Chris McChesney, Bestselling Author and Executive at Franklin Covey, gave one of my favorite presentations at the Summit this year. The ability to lead teams and organizations to execute sets great leaders apart from good leaders.

The 4 Disciplines of Execution

  • What do leaders struggle with more: strategy or execution?
  • What are leaders educated in more: strategy or execution?
  • The most difficult thing a leader will ever do is to drive a strategy that requires a change in human behavior.
  • We tend to blame the people on our team instead of look at ourselves.
  • Any time the majority of the people behave a particular way the majority of the time the problem is not the people it’s the system, culture, and leader.
  • We don’t get to blame the people.

#1 Focus: on the wildly important

  • With too many goals people might love you but they can’t hear you
  • “There will always be more good ideas than there is capacity to execute”
  • What makes a wildly important goal is the treatment in which you give it.
  • What are the fewest battles necessary to win the war? When you’re tackling something big, don’t go big go narrow.
  • Maintain normal operations and blow the door off of one thing. 1 Goal per team at the same time.
  • People have to have their say but they don’t have to have their way.
  • Deadlines move from concepts to targets.
  • Execution doesn’t like complexity.
  • Simplicity and transparency are the two best friends of execution.

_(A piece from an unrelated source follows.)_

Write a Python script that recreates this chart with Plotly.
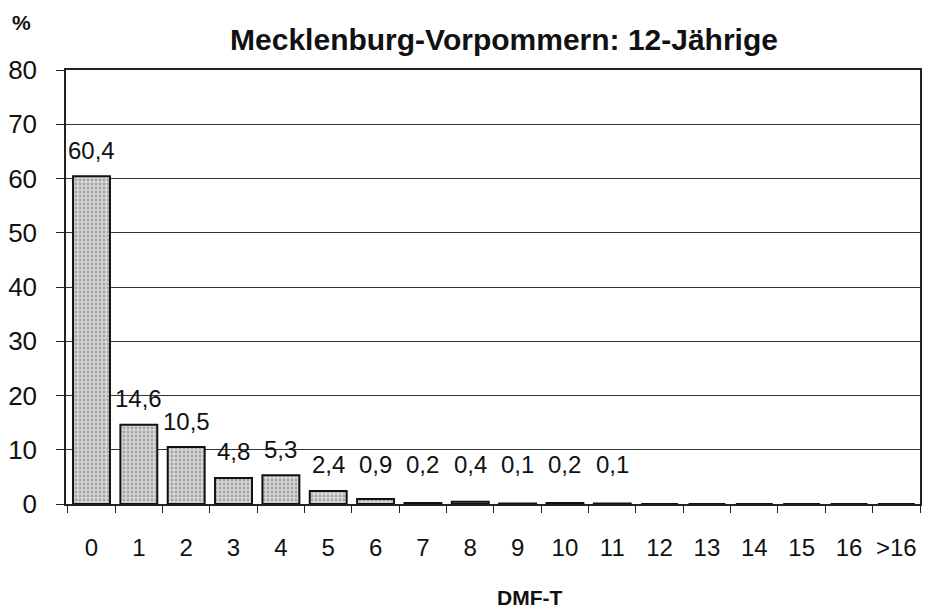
import plotly.graph_objects as go

categories = ["0", "1", "2", "3", "4", "5", "6", "7", "8", "9", "10", "11",
              "12", "13", "14", "15", "16", ">16"]
values = [60.4, 14.6, 10.5, 4.8, 5.3, 2.4, 0.9, 0.2, 0.4, 0.1, 0.2, 0.1,
          0, 0, 0, 0, 0, 0]
labels = ["60,4", "14,6", "10,5", "4,8", "5,3", "2,4", "0,9", "0,2", "0,4",
          "0,1", "0,2", "0,1", "", "", "", "", "", ""]
y_ticks = [0, 10, 20, 30, 40, 50, 60, 70, 80]

FONT = "Liberation Sans, Arial, sans-serif"

fig = go.Figure()
fig.add_trace(go.Bar(
    x=categories, y=values,
    marker=dict(
        color="#cfcfcf",
        line=dict(color="#111111", width=2),
        pattern=dict(shape=".", fgcolor="#707070", bgcolor="#d8d8d8",
                     size=4, solidity=0.4),
    ),
    hoverinfo="x+y",
))

for c, v, t in zip(categories, values, labels):
    if t:
        fig.add_annotation(x=c, y=max(v, 2.4), text=t, showarrow=False,
                           yshift=26, font=dict(family=FONT, size=24, color="#111"))

fig.add_annotation(xref="paper", yref="paper", x=-0.052, y=1.11, text="<b>%</b>",
                   showarrow=False, xanchor="center", yanchor="middle",
                   font=dict(family=FONT, size=21, color="#111"))

fig.add_annotation(xref="paper", yref="paper", x=0.543, y=-0.215, text="<b>DMF-T</b>",
                   showarrow=False, xanchor="center", yanchor="middle",
                   font=dict(family=FONT, size=21, color="#111"))

fig.update_layout(
    width=951, height=609,
    margin=dict(l=66, r=31, t=70, b=105, autoexpand=False),
    paper_bgcolor="white", plot_bgcolor="white",
    bargap=0.22,
    showlegend=False,
    title=dict(text="<b>Mecklenburg-Vorpommern: 12-Jährige</b>",
               x=0.53, xanchor="center", y=0.935, yanchor="middle",
               font=dict(family=FONT, size=30, color="#111")),
    font=dict(family=FONT, color="#111"),
)
fig.update_xaxes(
    type="category", showline=True, linecolor="#222", linewidth=1.5, mirror=True,
    ticks="outside", tickson="boundaries", ticklen=7, tickcolor="#222",
    tickfont=dict(size=24), tickangle=0, ticklabelstandoff=21, showgrid=False,
    automargin=False,
)
fig.update_yaxes(
    range=[0, 80], tickvals=y_ticks, showline=True, linecolor="#222", linewidth=1.5,
    mirror=True, ticks="outside", ticklen=8, tickcolor="#222",
    tickfont=dict(size=26), ticklabelstandoff=14, showgrid=True,
    gridcolor="#333", gridwidth=1.2, zeroline=False, automargin=False,
)

fig.write_html("out.html", config={"displayModeBar": False},
               post_script="document.body.style.margin='0';document.body.style.padding='0';")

#2 Leverage: Act on the lead Measure

  • Lag measures what happened
  • Lead measures predict the future and are influencable by the team
  • There is a rare difference between knowing a thing and knowing the data behind a thing.
  • Bad news: data is hard to get
  • Good news: people will be engaged
  • Bad news: they’re going to forget about it in 3 days

#3 Engagement: Keep a Compelling Scoreboard

  • People play differently when they are keeping score
  • We’re looking for a players scoreboard not a coaches scoreboard
  • The number 1 driver of morale and engagement is whether people feel like they are winning or not
  • Do the people who work for me feel like they are playing a winnable game?

#4 Accountability: Create a Cadence of Accountability

  • Execution is so frustrating because in the moment the urgent always trumps what’s important
  • Report on last week’s commitment
  • Review and update scoreboard
  • Make a a commitment for next week
  • Secret: let people come up with their own commitments for the next week
  • Great execution is about creating a pull, not pushing action.
  • Create a winnable game and let the players go win the game
  • Do the people who work for me feel like they are playing a winnable high stakes game?